Jochen Distelmeyer und die Reduktion auf das Wesentliche

Nach 17 erfolgreichen Jahren kam das Ende von Blumfeld im Jahr 2007. Die Popband, welche die Hamburger Schule maßgeblich beeinflusste, stand ganz vorne in der Riege deutscher Indie-Vertreter. Schmerzlich also, dass Jochen Distelmeyer die Auflösung voran trieb. Aber seine kreative Ader war zumindest noch nicht gebrochen, denn bereits zwei Jahre später erschien das deutschsprachige Soloalbum „Heavy“. Ein neuer Start als Singer/ Songwriter – ganz im gewohnten Stil der Band Blumfeld.

Doch dann wurde es ruhig um Jochen Distelmeyer. Sehr ruhig. Sechs Jahre hörten wir nichts. Und dann die Ankündigung, dass es ein Coveralbum mit englischsprachigen Titeln geben wird. Ist das Pulver verschossen? Eine Schreibblockade vielleicht? Das Jahr 2015 zeigte zumindest, dass Distelmeyer seinen künstlerischen Schwerpunkt verlagert hatte und brachte uns im Februar einen Roman mit dem Titel „Otis“.

Jetzt – ein Jahr später – also das Album „Songs From The Bottom“. Der Zusatz „Vol. 1“ lässt zudem vermuten, dass das musikalische Schaffen wie auch immer weiter gehen wird. Doch was soll man nun von dem Werk halten? Das Cover mit der lässig-lasziv qualmenden Dame lässt im ersten Moment auf eine Scheißegal-Mentalität schließen. Und die Tracklist, die mit „Toxic“ gar einen Britney Spears-Song enthält, reißt auch nicht unbedingt vom Hocker.

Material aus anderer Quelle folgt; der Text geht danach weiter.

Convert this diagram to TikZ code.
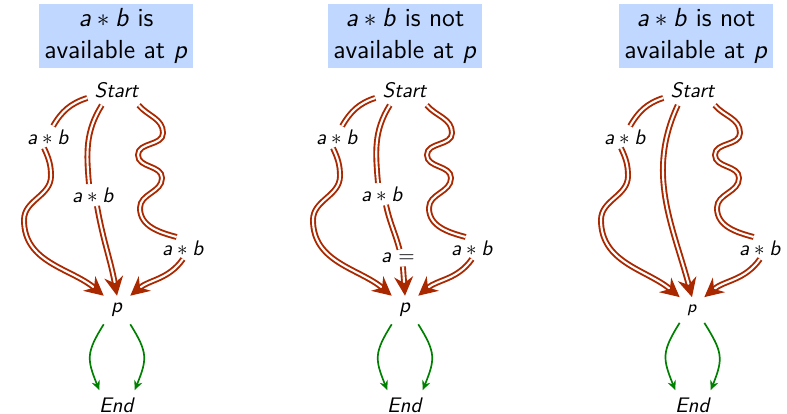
\documentclass[tikz,border=0pt]{standalone}
\usepackage{amsmath}
\usetikzlibrary{arrows.meta}
\renewcommand{\familydefault}{\sfdefault}
\definecolor{pathred}{RGB}{170,40,0}
\definecolor{boxblue}{RGB}{192,216,255}
\definecolor{exitgreen}{RGB}{0,128,0}
\newcommand{\ab}{\textit{a}${}*{}$\textit{b}}

\begin{document}
\begin{tikzpicture}[x=0.0167cm, y=0.0167cm,
  title/.style={fill=boxblue, align=center, font=\fontsize{12.4}{15}\selectfont, inner sep=2.4pt},
  lbl/.style={inner sep=1.5pt},
  wire/.style={pathred, line width=0.9pt, double=white, double distance=1pt},
  flow/.style={wire, -{Stealth[length=9pt, width=9pt, inset=3pt]}},
  exit/.style={exitgreen, thick, -{Stealth[length=4.5pt, width=4pt]}, looseness=1.3}]
  \useasboundingbox (0,0) rectangle (787,414);

  % available
  \node[title] (t1) at (116,378) {\ab{} is\\available at \textit{p}};
  \node (s1) at (117,324) {\textit{Start}};
  \node[lbl] (l1) at (48,277) {\ab};
  \node[lbl] (m1) at (93,219) {\ab};
  \node[lbl] (r1) at (183,166) {\ab};
  \node (p1) at (117,104) {\textit{p}};
  \node (e1) at (117,9) {\textit{End}};

  \draw[wire] (s1.195) to[out=198,in=60] (l1.65);
  \draw[flow] (l1.250) to[out=-65,in=90] (51,238) to[out=-90,in=90] (24,194) to[out=-90,in=140] (p1.north west);
  \draw[wire] (s1.225) to[out=238,in=95] (m1.110);
  \draw[flow] (m1.-70) to[out=-80,in=100] (p1.north);
  \draw[wire] (s1.-35) to[out=-50,in=90] (163,281) to[out=-90,in=90] (138,259) to[out=-90,in=90] (162,236) to[out=-90,in=90] (140,206) to[out=-90,in=165] (r1.120);
  \draw[flow] (r1.south) to[out=-125,in=40] (p1.north east);
  \draw[exit] (p1.south west) to[out=-122,in=112] (e1.140);
  \draw[exit] (p1.south east) to[out=-58,in=68] (e1.40);

  % not available
  \begin{scope}[shift={(288,0)}]
    \node[title] (t2) at (117,378) {\ab{} is not\\available at \textit{p}};
    \node (s2) at (117,324) {\textit{Start}};
    \node[lbl] (l2) at (49,277) {\ab};
    \node[lbl] (m2) at (94,220) {\ab};
    \node[lbl] (q2) at (110,156) {\textit{a} $=$};
    \node[lbl] (r2) at (184,166) {\ab};
    \node (p2) at (117,104) {\textit{p}};
    \node (e2) at (117,9) {\textit{End}};

    \draw[wire] (s2.195) to[out=198,in=60] (l2.65);
    \draw[flow] (l2.250) to[out=-65,in=90] (52,238) to[out=-90,in=90] (25,194) to[out=-90,in=140] (p2.north west);
    \draw[wire] (s2.225) to[out=238,in=95] (m2.110);
    \draw[wire] (m2.-70) to[out=-78,in=105] (q2.80);
    \draw[flow] (q2.-60) -- (p2.north);
    \draw[wire] (s2.-35) to[out=-50,in=90] (164,281) to[out=-90,in=90] (139,259) to[out=-90,in=90] (163,236) to[out=-90,in=90] (141,206) to[out=-90,in=165] (r2.120);
    \draw[flow] (r2.south) to[out=-125,in=40] (p2.north east);
    \draw[exit] (p2.south west) to[out=-122,in=112] (e2.140);
    \draw[exit] (p2.south east) to[out=-58,in=68] (e2.40);
  \end{scope}

  % not available, one path
  \begin{scope}[shift={(576,0)}]
    \node[title] (t3) at (120,378) {\ab{} is not\\available at \textit{p}};
    \node (s3) at (117,324) {\textit{Start}};
    \node[lbl] (l3) at (49,277) {\ab};
    \node[lbl] (r3) at (184,166) {\ab};
    \node[font=\footnotesize] (p3) at (116,104) {\textit{p}};
    \node (e3) at (117,9) {\textit{End}};

    \draw[wire] (s3.195) to[out=198,in=60] (l3.65);
    \draw[flow] (l3.250) to[out=-65,in=90] (52,238) to[out=-90,in=90] (25,194) to[out=-90,in=140] (p3.north west);
    \draw[flow] (s3.225) to[out=245,in=105] (p3.north);
    \draw[wire] (s3.-35) to[out=-50,in=90] (164,281) to[out=-90,in=90] (139,259) to[out=-90,in=90] (163,236) to[out=-90,in=90] (141,206) to[out=-90,in=165] (r3.120);
    \draw[flow] (r3.south) to[out=-125,in=40] (p3.north east);
    \draw[exit] (p3.south west) to[out=-122,in=112] (e3.140);
    \draw[exit] (p3.south east) to[out=-58,in=68] (e3.40);
  \end{scope}
\end{tikzpicture}
\end{document}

Doch was die Titel zusammen hält, ist Distelmeyers gewohnt eindringliche Stimme. Man wähnt sich in einer Bar, der Meister an der Klampfe oder dem Piano in der Ecke, dann ein Streifzug durch die Musikgeschichte. Wie geil bitteschön klingt The Verves „Bitter Sweet Symphony“ aus seinem Mund? An der Stelle, wo Coldplay ihr Streicher-Stakkato aufriefen, füllt Distelmeyer die Lücke mit lautem Pfeifen. Das nenne ich mal genial.

„Just Like This Train“ von Joni Mitchell und Lana Del Reys „Video Games“. Der Sänger reduziert die Titel auf ihr Skelett und baut sie in akustischer Ausrichtung wieder ganz neu zusammen. Das Ergebnis macht aus dem Sammelsurium zwischen Nick Lowe und Al Green ein in sich geschlossenes Album, das zu Herzen geht. Man wähnt sich in besagter Bar, vergisst die ganzen Katastrophen rundherum und konzentriert sich auf das Wesentliche: die Musik.